PLATTEVILLE, Wis. – For some University of Wisconsin-Platteville students, summer is devoted to spending time at home with friends and family. For others, the three-month break gives students the freedom to study abroad or participate in internships, co-ops and research projects. This summer, Gabrielle Johnson, a UW-Platteville senior, was able to do both through a short-term study abroad opportunity.

Johnson, an animal science major from Peoria, Illinois, spent two weeks in South Africa helping native animals and learning hands-on what it’s like to be a veterinarian. Traveling with study abroad organization Loop Abroad, Johnson was selected as part of a small team that volunteered at Feracare Wildlife Centre in Bela-Bela, South Africa, caring for cheetahs and other African animals.

By following a study abroad model instead of a voluntourism model, Loop Abroad focuses on educating its students so that they can contribute and serve in meaningful ways. It also works with locally-run animal welfare organizations so that students contribute to long-term improvement on the ground in the countries they visit.

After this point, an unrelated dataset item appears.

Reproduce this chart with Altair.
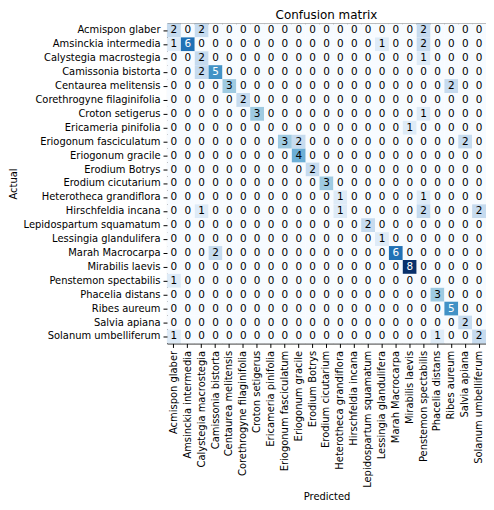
import altair as alt
import pandas as pd

classes = [
    "Acmispon glaber", "Amsinckia intermedia", "Calystegia macrostegia",
    "Camissonia bistorta", "Centaurea melitensis", "Corethrogyne filaginifolia",
    "Croton setigerus", "Ericameria pinifolia", "Eriogonum fasciculatum",
    "Eriogonum gracile", "Erodium Botrys", "Erodium cicutarium",
    "Heterotheca grandiflora", "Hirschfeldia incana", "Lepidospartum squamatum",
    "Lessingia glandulifera", "Marah Macrocarpa", "Mirabilis laevis",
    "Penstemon spectabilis", "Phacelia distans", "Ribes aureum",
    "Salvia apiana", "Solanum umbelliferum",
]

row_00 = [2, 0, 2, 0, 0, 0, 0, 0, 0, 0, 0, 0, 0, 0, 0, 0, 0, 0, 2, 0, 0, 0, 0]
row_01 = [1, 6, 0, 0, 0, 0, 0, 0, 0, 0, 0, 0, 0, 0, 0, 1, 0, 0, 2, 0, 0, 0, 0]
row_02 = [0, 0, 2, 0, 0, 0, 0, 0, 0, 0, 0, 0, 0, 0, 0, 0, 0, 0, 1, 0, 0, 0, 0]
row_03 = [0, 0, 2, 5, 0, 0, 0, 0, 0, 0, 0, 0, 0, 0, 0, 0, 0, 0, 0, 0, 0, 0, 0]
row_04 = [0, 0, 0, 0, 3, 0, 0, 0, 0, 0, 0, 0, 0, 0, 0, 0, 0, 0, 0, 0, 2, 0, 0]
row_05 = [0, 0, 0, 0, 0, 2, 0, 0, 0, 0, 0, 0, 0, 0, 0, 0, 0, 0, 0, 0, 0, 0, 0]
row_06 = [0, 0, 0, 0, 0, 0, 3, 0, 0, 0, 0, 0, 0, 0, 0, 0, 0, 0, 1, 0, 0, 0, 0]
row_07 = [0, 0, 0, 0, 0, 0, 0, 0, 0, 0, 0, 0, 0, 0, 0, 0, 0, 1, 0, 0, 0, 0, 0]
row_08 = [0, 0, 0, 0, 0, 0, 0, 0, 3, 2, 0, 0, 0, 0, 0, 0, 0, 0, 0, 0, 0, 2, 0]
row_09 = [0, 0, 0, 0, 0, 0, 0, 0, 0, 4, 0, 0, 0, 0, 0, 0, 0, 0, 0, 0, 0, 0, 0]
row_10 = [0, 0, 0, 0, 0, 0, 0, 0, 0, 0, 2, 0, 0, 0, 0, 0, 0, 0, 0, 0, 0, 0, 0]
row_11 = [0, 0, 0, 0, 0, 0, 0, 0, 0, 0, 0, 3, 0, 0, 0, 0, 0, 0, 0, 0, 0, 0, 0]
row_12 = [0, 0, 0, 0, 0, 0, 0, 0, 0, 0, 0, 0, 1, 0, 0, 0, 0, 0, 1, 0, 0, 0, 0]
row_13 = [0, 0, 1, 0, 0, 0, 0, 0, 0, 0, 0, 0, 1, 0, 0, 0, 0, 0, 2, 0, 0, 0, 2]
row_14 = [0, 0, 0, 0, 0, 0, 0, 0, 0, 0, 0, 0, 0, 0, 2, 0, 0, 0, 0, 0, 0, 0, 0]
row_15 = [0, 0, 0, 0, 0, 0, 0, 0, 0, 0, 0, 0, 0, 0, 0, 1, 0, 0, 0, 0, 0, 0, 0]
row_16 = [0, 0, 0, 2, 0, 0, 0, 0, 0, 0, 0, 0, 0, 0, 0, 0, 6, 0, 0, 0, 0, 0, 0]
row_17 = [0, 0, 0, 0, 0, 0, 0, 0, 0, 0, 0, 0, 0, 0, 0, 0, 0, 8, 0, 0, 0, 0, 0]
row_18 = [1, 0, 0, 0, 0, 0, 0, 0, 0, 0, 0, 0, 0, 0, 0, 0, 0, 0, 0, 0, 0, 0, 0]
row_19 = [0, 0, 0, 0, 0, 0, 0, 0, 0, 0, 0, 0, 0, 0, 0, 0, 0, 0, 0, 3, 0, 0, 0]
row_20 = [0, 0, 0, 0, 0, 0, 0, 0, 0, 0, 0, 0, 0, 0, 0, 0, 0, 0, 0, 0, 5, 0, 0]
row_21 = [0, 0, 0, 0, 0, 0, 0, 0, 0, 0, 0, 0, 0, 0, 0, 0, 0, 0, 0, 0, 0, 2, 0]
row_22 = [1, 0, 0, 0, 0, 0, 0, 0, 0, 0, 0, 0, 0, 0, 0, 0, 0, 0, 0, 1, 0, 0, 2]

matrix = [row_00, row_01, row_02, row_03, row_04, row_05, row_06, row_07,
          row_08, row_09, row_10, row_11, row_12, row_13, row_14, row_15,
          row_16, row_17, row_18, row_19, row_20, row_21, row_22]

blues = ["#f7fbff", "#deebf7", "#c6dbef", "#9ecae1", "#6baed6",
         "#4292c6", "#2171b5", "#08519c", "#08306b"]

records = []
for i, actual in enumerate(classes):
    for j, pred in enumerate(classes):
        records.append({"Actual": actual, "Predicted": pred, "count": matrix[i][j]})
df = pd.DataFrame(records)

FONT = "DejaVu Sans"

base = alt.Chart(df).encode(
    x=alt.X("Predicted:N", sort=classes, title="Predicted",
            scale=alt.Scale(paddingInner=0, paddingOuter=0),
            axis=alt.Axis(labelAngle=270, tickSize=4, labelPadding=3,
                          titlePadding=4)),
    y=alt.Y("Actual:N", sort=classes, title="Actual",
            scale=alt.Scale(paddingInner=0, paddingOuter=0),
            axis=alt.Axis(tickSize=4, labelPadding=3, titlePadding=4)),
)

rect = base.mark_rect().encode(
    color=alt.Color("count:Q", legend=None,
                    scale=alt.Scale(domain=list(range(9)), range=blues)),
)

text = base.mark_text(font=FONT, fontSize=10.5).encode(
    text="count:Q",
    color=alt.condition("datum.count > 4", alt.value("white"), alt.value("black")),
)

chart = (rect + text).properties(
    width=321, height=322,
    title=alt.TitleParams("Confusion matrix", font=FONT, fontSize=12,
                          fontWeight="normal", color="black", offset=1),
    padding={"top": 0, "left": 0, "right": 0, "bottom": 0},
).configure_view(
    stroke="black", strokeWidth=1
).configure_axis(
    labelFont=FONT, labelFontSize=10, labelColor="black",
    titleFont=FONT, titleFontSize=10, titleFontWeight="normal", titleColor="black",
    tickColor="black", tickWidth=1, domain=False, grid=False,
)

chart.save("out.html", embed_options={"renderer": "svg", "actions": False})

This wasn’t the first time Johnson traveled through Loop Abroad, however. In fact, this was the third study abroad experience that she participated in with the organization.

“I first learned about Loop Abroad in the fall 2014 semester through the Pre-Vet Club here on campus,” Johnson said. “At that time, Loop Abroad only traveled to Thailand, so I took a trip in the summer of 2015 and another trip the following summer. Last year, Loop advertised a South Africa trip starting in the summer of 2017. As an alumna of the program, I found out about the trip through an alumni email before it was released to the public. I jumped at the opportunity.”

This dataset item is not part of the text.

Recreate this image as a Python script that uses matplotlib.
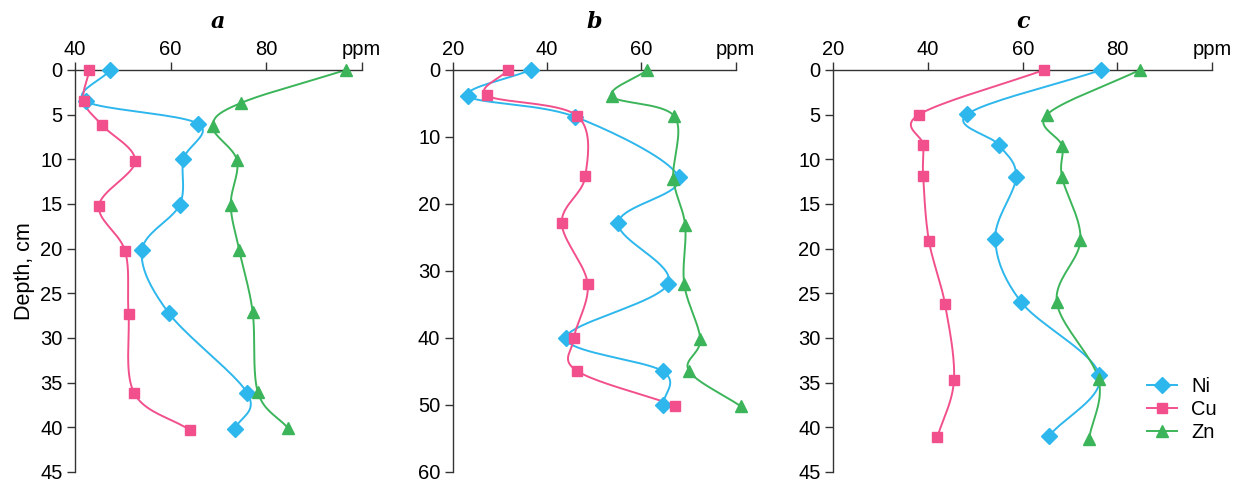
import numpy as np
import matplotlib
matplotlib.use("Agg")
from matplotlib import pyplot as plt

# Depth profiles (depth in cm, concentration in ppm)
# panel a
depth_a_ni = [0, 3.5, 6.0, 10.0, 15.1, 20.2, 27.2, 36.2, 40.2]
ni_a = [47.4, 42.2, 65.7, 62.7, 61.9, 54.0, 59.6, 76.1, 73.5]
depth_a_cu = [0, 3.5, 6.2, 10.2, 15.2, 20.3, 27.3, 36.2, 40.3]
cu_a = [43.0, 41.8, 45.7, 52.6, 45.0, 50.5, 51.2, 52.4, 64.0]
depth_a_zn = [0, 3.7, 6.3, 10.1, 15.1, 20.2, 27.1, 36.1, 40.1]
zn_a = [96.7, 74.7, 68.8, 73.9, 72.6, 74.4, 77.2, 78.3, 84.6]

# panel b
depth_b_ni = [0, 3.9, 7.0, 16.0, 22.8, 31.9, 40.0, 45.0, 50.0]
ni_b = [36.5, 23.3, 46.0, 67.9, 55.1, 65.7, 44.0, 64.6, 64.6]
depth_b_cu = [0, 3.8, 6.8, 15.9, 22.8, 31.9, 40.0, 44.9, 50.1]
cu_b = [31.7, 27.2, 46.3, 48.1, 43.1, 48.6, 45.7, 46.3, 67.2]
depth_b_zn = [0, 3.9, 6.9, 16.2, 23.2, 32.0, 40.2, 44.9, 50.2]
zn_b = [61.3, 53.7, 67.0, 66.8, 69.3, 69.1, 72.5, 70.1, 81.1]

# panel c
depth_c_ni = [0, 4.95, 8.4, 12.0, 18.9, 26.0, 34.2, 41.0]
ni_c = [76.6, 48.3, 55.0, 58.6, 54.2, 59.7, 76.2, 65.5]
depth_c_cu = [0, 5.0, 8.4, 11.9, 19.1, 26.2, 34.7, 41.1]
cu_c = [64.5, 38.1, 39.0, 39.0, 40.2, 43.6, 45.5, 42.0]
depth_c_zn = [0, 5.0, 8.5, 12.0, 19.0, 26.0, 34.6, 41.3]
zn_c = [84.7, 65.1, 68.3, 68.3, 72.2, 67.2, 76.0, 74.0]

panel_titles = ["a", "b", "c"]
x_ticks = [[40, 60, 80, 100], [20, 40, 60, 80], [20, 40, 60, 80, 100]]
x_ticklabels = [["40", "60", "80", "ppm"], ["20", "40", "60", "ppm"],
                ["20", "40", "60", "80", "ppm"]]
y_ticks = [list(range(0, 50, 5)), list(range(0, 70, 10)), list(range(0, 50, 5))]

COL_NI = "#2db7ec"
COL_CU = "#f2508c"
COL_ZN = "#3cb55a"


def smooth(x, y, n=20):
    # uniform Catmull-Rom curve through the points (line only)
    p = np.column_stack([x, y]).astype(float)
    p = np.vstack([2 * p[0] - p[1], p, 2 * p[-1] - p[-2]])
    out = []
    t = np.linspace(0, 1, n, endpoint=False)[:, None]
    for i in range(1, len(p) - 2):
        p0, p1, p2, p3 = p[i - 1], p[i], p[i + 1], p[i + 2]
        c = 0.5 * ((2 * p1) + (-p0 + p2) * t + (2 * p0 - 5 * p1 + 4 * p2 - p3) * t ** 2
                   + (-p0 + 3 * p1 - 3 * p2 + p3) * t ** 3)
        out.append(c)
    out.append(p[-2][None, :])
    out = np.vstack(out)
    return out[:, 0], out[:, 1]


fig = plt.figure(figsize=(12.51, 4.86), dpi=100)
plt.rcParams["font.family"] = ["Liberation Sans", "DejaVu Sans"]

boxes = [[0.060, 0.029, 0.229, 0.827],
         [0.362, 0.029, 0.226, 0.827],
         [0.666, 0.029, 0.303, 0.827]]
xlims = [(40, 100), (20, 80), (20, 100)]
ylims = [(45, 0), (60, 0), (45, 0)]

data = [
    [(ni_a, depth_a_ni), (cu_a, depth_a_cu), (zn_a, depth_a_zn)],
    [(ni_b, depth_b_ni), (cu_b, depth_b_cu), (zn_b, depth_b_zn)],
    [(ni_c, depth_c_ni), (cu_c, depth_c_cu), (zn_c, depth_c_zn)],
]
styles = [("Ni", COL_NI, "D", 8), ("Cu", COL_CU, "s", 7), ("Zn", COL_ZN, "^", 8.5)]

axes = []
for k in range(3):
    ax = fig.add_axes(boxes[k])
    for (xv, yv), (name, col, mk, ms) in zip(data[k], styles):
        sx, sy = smooth(xv, yv)
        ax.plot(sx, sy, color=col, lw=1.4, zorder=2, clip_on=False)
        ax.plot(xv, yv, ls="none", marker=mk, ms=ms, color=col, mec=col, zorder=3,
                clip_on=False)
    ax.set_xlim(*xlims[k])
    ax.set_ylim(*ylims[k])
    ax.xaxis.tick_top()
    ax.set_xticks(x_ticks[k])
    ax.set_xticklabels(x_ticklabels[k])
    ax.set_yticks(y_ticks[k])
    ax.tick_params(axis="both", labelsize=14.5, length=6, width=1, direction="out", color="#333333")
    ax.tick_params(axis="x", pad=2)
    ax.tick_params(axis="y", pad=3)
    for s in ["right", "bottom"]:
        ax.spines[s].set_visible(False)
    for s in ["top", "left"]:
        ax.spines[s].set_color("#333333")
        ax.spines[s].set_linewidth(1.0)
    ax.set_title(panel_titles[k], fontsize=16, fontweight="bold", fontstyle="italic",
                 family="DejaVu Serif", pad=30)
    axes.append(ax)

axes[0].set_ylabel("Depth, cm", fontsize=15.5, labelpad=4)

handles = [plt.Line2D([], [], color=col, marker=mk, ms=ms, lw=1.4) for (_, col, mk, ms) in styles]
axes[2].legend(handles, [s[0] for s in styles], loc="lower right", bbox_to_anchor=(1.06, 0.03),
               frameon=False, fontsize=14.5, handlelength=1.5, labelspacing=0.2, handletextpad=0.7)

fig.savefig("out.png", dpi=100)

Since only a small number of applicants are chosen for Loop Abroad’s veterinary program, most students are selected based on their transcripts, admissions essay and professional references. However, since Johnson was already an alumna of the program, she was simply able to enroll in her desired trip. Johnson and 26 other students from across the United States arrived for their two-week journey at Feracare Wildlife Centre in early June.

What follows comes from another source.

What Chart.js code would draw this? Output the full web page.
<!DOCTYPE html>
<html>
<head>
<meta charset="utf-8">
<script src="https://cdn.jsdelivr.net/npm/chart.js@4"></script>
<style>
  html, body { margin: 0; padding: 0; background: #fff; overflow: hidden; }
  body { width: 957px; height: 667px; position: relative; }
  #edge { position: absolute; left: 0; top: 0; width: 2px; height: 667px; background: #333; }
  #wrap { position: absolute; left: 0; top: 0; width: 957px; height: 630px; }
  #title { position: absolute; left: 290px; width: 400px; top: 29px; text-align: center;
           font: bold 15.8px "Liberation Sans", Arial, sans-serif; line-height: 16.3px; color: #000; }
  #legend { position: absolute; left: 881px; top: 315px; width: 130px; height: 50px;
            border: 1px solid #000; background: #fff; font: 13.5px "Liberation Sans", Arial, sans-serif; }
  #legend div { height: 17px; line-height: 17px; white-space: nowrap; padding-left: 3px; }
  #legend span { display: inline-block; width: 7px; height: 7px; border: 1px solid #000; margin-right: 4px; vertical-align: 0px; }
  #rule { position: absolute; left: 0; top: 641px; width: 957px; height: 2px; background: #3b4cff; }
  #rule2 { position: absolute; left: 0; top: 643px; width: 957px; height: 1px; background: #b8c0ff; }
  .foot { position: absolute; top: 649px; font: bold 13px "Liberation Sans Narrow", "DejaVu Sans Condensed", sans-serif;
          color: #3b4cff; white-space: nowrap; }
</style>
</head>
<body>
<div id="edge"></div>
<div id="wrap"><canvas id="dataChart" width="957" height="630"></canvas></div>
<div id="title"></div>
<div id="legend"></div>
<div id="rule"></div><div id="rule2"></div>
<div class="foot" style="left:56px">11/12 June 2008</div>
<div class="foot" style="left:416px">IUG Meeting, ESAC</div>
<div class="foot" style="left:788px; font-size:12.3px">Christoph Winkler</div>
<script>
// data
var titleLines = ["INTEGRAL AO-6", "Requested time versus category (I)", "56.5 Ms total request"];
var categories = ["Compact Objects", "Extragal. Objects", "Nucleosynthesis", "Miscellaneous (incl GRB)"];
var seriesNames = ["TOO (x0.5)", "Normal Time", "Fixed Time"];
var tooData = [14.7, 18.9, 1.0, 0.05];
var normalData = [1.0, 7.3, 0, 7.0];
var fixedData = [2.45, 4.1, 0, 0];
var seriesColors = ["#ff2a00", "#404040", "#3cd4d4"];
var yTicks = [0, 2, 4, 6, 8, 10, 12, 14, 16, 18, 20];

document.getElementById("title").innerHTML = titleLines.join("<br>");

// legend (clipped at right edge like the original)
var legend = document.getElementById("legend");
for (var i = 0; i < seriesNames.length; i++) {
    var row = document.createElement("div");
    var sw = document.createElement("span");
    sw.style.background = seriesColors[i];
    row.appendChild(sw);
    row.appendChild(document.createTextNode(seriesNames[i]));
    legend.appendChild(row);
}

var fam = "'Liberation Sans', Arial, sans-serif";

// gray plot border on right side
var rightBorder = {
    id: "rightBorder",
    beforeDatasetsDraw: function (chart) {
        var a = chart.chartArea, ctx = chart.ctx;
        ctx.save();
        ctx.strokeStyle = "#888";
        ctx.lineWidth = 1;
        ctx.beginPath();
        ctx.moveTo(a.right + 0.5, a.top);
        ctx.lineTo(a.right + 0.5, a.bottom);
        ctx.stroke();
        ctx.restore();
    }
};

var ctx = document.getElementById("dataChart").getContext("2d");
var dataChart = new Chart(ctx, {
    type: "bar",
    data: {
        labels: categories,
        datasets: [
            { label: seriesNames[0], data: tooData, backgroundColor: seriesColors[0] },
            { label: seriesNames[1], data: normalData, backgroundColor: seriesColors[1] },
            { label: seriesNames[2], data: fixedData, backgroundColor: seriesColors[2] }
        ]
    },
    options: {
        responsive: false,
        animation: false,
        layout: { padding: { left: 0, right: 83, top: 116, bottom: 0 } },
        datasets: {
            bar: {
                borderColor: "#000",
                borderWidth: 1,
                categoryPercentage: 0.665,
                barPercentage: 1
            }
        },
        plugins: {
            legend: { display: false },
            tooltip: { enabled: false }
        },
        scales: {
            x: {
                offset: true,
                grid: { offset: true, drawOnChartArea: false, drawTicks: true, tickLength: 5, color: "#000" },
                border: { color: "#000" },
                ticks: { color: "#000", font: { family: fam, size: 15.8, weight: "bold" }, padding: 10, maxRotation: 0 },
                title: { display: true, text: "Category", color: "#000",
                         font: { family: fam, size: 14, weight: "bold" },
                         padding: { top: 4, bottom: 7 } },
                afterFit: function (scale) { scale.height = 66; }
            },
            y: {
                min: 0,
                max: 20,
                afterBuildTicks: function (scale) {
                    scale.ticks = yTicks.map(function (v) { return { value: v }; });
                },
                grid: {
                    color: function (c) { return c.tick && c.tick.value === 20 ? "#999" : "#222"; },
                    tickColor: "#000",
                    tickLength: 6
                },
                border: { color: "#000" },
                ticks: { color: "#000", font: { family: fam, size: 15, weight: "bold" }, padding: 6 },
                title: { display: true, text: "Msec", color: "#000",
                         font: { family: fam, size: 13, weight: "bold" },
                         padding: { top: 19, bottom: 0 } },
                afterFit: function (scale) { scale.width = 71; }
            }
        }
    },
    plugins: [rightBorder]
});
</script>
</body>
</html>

While volunteering at the center, Johnson and her team fed the cheetahs, built mounds out of sand for the cats to climb on and cleaned the animals’ camps. She was also able to travel to Kruger National Park to observe African wildlife such as zebras, leopards, African elephants, giraffes and many other types of African mammals and other wildlife.

“Loop Abroad gave me a chance to fulfill a lifetime dream and changed my life for the better,” Johnson said. This experience once again showed me how different the world is. Every place I have traveled so far has been different, and every place has its own unique cultures and traditions.”

Although her most recent study abroad opportunity lasted only two weeks, Johnson is confident that her experience gave her knowledge and friendships that will last a lifetime. Now back at UW-Platteville for her last semester of undergrad, Johnson believes that the practices she learned in South Africa will not only help her in the classroom, but provide that extra push when applying for vet school in the future.

“This experience provided me with keen vet experience that I wouldn't be able to get elsewhere, and I hope it provides a helpful push into getting into vet school for the fall of 2018,” Johnson said. “This experience has also taught me to never stop exploring; you will always learn something new no matter where you go.”